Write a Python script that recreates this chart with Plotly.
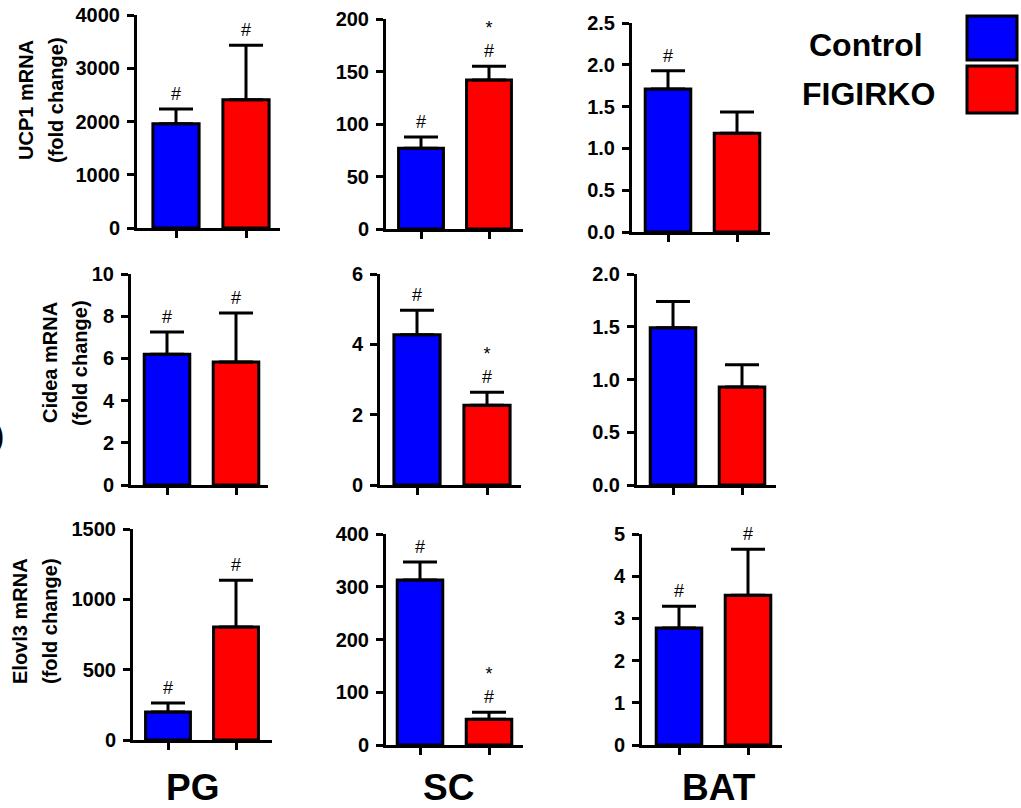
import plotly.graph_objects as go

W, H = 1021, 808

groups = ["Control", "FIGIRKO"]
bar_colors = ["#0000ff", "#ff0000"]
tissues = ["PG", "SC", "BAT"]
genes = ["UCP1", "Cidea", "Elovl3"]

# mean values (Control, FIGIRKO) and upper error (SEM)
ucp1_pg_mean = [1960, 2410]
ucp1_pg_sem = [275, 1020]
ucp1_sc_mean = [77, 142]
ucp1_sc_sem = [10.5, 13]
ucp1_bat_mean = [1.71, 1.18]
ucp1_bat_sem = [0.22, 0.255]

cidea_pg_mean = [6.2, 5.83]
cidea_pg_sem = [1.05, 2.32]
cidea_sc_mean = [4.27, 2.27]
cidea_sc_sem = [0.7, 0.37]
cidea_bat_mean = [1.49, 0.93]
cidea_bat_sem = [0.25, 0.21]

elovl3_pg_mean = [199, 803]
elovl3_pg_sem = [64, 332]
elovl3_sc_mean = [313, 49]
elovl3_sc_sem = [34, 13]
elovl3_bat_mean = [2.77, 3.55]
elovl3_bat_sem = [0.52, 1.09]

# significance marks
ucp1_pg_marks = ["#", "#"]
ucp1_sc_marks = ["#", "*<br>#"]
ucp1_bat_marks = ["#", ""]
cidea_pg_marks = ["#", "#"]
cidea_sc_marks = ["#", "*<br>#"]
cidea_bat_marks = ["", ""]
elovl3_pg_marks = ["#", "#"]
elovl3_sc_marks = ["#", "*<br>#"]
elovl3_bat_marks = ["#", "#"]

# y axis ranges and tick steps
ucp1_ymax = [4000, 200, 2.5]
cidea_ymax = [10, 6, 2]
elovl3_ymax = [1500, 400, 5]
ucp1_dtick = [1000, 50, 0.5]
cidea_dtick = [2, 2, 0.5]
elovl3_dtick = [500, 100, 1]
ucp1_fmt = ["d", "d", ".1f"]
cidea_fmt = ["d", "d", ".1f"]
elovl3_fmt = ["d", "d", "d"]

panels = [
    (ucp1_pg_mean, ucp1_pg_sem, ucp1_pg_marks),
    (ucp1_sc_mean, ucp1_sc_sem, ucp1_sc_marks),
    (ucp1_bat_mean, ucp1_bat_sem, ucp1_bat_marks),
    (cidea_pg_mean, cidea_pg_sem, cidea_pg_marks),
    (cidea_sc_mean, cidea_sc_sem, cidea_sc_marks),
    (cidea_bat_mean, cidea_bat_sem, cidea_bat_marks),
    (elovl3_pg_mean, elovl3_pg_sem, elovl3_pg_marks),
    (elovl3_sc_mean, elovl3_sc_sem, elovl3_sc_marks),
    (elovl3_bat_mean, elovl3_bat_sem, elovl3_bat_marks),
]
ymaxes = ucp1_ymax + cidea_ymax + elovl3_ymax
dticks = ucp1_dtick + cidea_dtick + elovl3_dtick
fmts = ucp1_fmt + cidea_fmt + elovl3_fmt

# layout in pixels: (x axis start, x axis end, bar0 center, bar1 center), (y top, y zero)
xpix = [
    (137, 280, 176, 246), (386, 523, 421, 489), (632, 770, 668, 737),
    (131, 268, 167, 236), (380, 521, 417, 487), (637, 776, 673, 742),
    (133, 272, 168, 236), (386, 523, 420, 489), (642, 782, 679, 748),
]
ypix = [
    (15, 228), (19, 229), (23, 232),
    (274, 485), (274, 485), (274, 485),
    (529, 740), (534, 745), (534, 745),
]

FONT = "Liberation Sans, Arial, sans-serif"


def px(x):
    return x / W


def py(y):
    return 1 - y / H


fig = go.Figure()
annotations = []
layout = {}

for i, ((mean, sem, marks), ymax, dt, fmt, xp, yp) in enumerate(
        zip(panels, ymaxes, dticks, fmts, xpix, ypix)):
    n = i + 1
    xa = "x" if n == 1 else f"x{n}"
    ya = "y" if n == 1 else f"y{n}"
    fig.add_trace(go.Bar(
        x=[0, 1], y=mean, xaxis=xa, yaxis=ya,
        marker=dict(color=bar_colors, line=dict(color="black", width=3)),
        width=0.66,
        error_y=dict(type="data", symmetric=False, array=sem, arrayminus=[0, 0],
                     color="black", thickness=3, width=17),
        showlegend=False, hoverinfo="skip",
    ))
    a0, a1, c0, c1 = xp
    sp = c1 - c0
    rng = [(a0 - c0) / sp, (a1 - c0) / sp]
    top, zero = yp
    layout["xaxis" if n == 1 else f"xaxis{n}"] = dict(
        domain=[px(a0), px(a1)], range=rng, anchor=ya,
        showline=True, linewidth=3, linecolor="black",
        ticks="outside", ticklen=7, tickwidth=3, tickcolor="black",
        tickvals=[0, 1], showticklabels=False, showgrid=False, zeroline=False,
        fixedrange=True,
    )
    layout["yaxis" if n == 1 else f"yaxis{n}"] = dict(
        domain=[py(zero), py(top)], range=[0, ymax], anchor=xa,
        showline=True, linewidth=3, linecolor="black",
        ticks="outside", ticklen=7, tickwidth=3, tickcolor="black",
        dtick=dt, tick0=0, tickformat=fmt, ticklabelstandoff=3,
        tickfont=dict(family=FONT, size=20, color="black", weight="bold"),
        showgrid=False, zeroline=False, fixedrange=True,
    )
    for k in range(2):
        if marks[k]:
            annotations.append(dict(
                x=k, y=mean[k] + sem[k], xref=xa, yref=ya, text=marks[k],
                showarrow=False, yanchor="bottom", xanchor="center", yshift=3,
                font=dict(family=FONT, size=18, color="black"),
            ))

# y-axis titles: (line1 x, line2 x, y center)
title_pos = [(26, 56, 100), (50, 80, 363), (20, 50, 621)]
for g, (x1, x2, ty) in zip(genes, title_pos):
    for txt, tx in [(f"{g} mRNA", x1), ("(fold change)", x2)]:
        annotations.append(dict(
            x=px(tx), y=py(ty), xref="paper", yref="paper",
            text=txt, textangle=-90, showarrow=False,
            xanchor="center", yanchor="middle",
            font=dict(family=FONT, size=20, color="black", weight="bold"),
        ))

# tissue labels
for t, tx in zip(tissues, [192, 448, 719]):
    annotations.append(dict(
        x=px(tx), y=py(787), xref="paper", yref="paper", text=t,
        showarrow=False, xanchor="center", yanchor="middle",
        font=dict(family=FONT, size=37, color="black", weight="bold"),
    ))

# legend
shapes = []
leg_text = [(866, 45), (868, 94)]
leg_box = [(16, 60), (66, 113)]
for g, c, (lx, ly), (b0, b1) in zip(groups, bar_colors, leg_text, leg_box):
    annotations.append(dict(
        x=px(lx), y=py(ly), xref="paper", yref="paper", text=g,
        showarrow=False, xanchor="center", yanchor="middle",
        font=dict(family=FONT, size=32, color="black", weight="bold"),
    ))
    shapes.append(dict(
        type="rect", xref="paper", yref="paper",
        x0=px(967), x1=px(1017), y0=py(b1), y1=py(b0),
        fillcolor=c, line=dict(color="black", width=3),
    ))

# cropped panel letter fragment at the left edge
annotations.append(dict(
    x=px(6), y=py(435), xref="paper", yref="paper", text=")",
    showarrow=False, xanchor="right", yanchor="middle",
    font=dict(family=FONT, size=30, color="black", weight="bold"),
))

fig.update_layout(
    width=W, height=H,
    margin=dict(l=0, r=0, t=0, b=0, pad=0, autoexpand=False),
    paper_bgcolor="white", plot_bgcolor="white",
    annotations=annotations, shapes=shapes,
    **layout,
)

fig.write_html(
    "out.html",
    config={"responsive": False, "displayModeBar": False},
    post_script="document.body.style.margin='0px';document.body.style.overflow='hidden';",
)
= = = =
Brief |
Leave out any pictures, please, and quote only the lines from the top of the data through the line that contains "ucp1_bat_sem = [0.22, 0.255]".

Result of the task |
Write a Python script that recreates this chart with Plotly.
import plotly.graph_objects as go

W, H = 1021, 808

groups = ["Control", "FIGIRKO"]
bar_colors = ["#0000ff", "#ff0000"]
tissues = ["PG", "SC", "BAT"]
genes = ["UCP1", "Cidea", "Elovl3"]

# mean values (Control, FIGIRKO) and upper error (SEM)
ucp1_pg_mean = [1960, 2410]
ucp1_pg_sem = [275, 1020]
ucp1_sc_mean = [77, 142]
ucp1_sc_sem = [10.5, 13]
ucp1_bat_mean = [1.71, 1.18]
ucp1_bat_sem = [0.22, 0.255]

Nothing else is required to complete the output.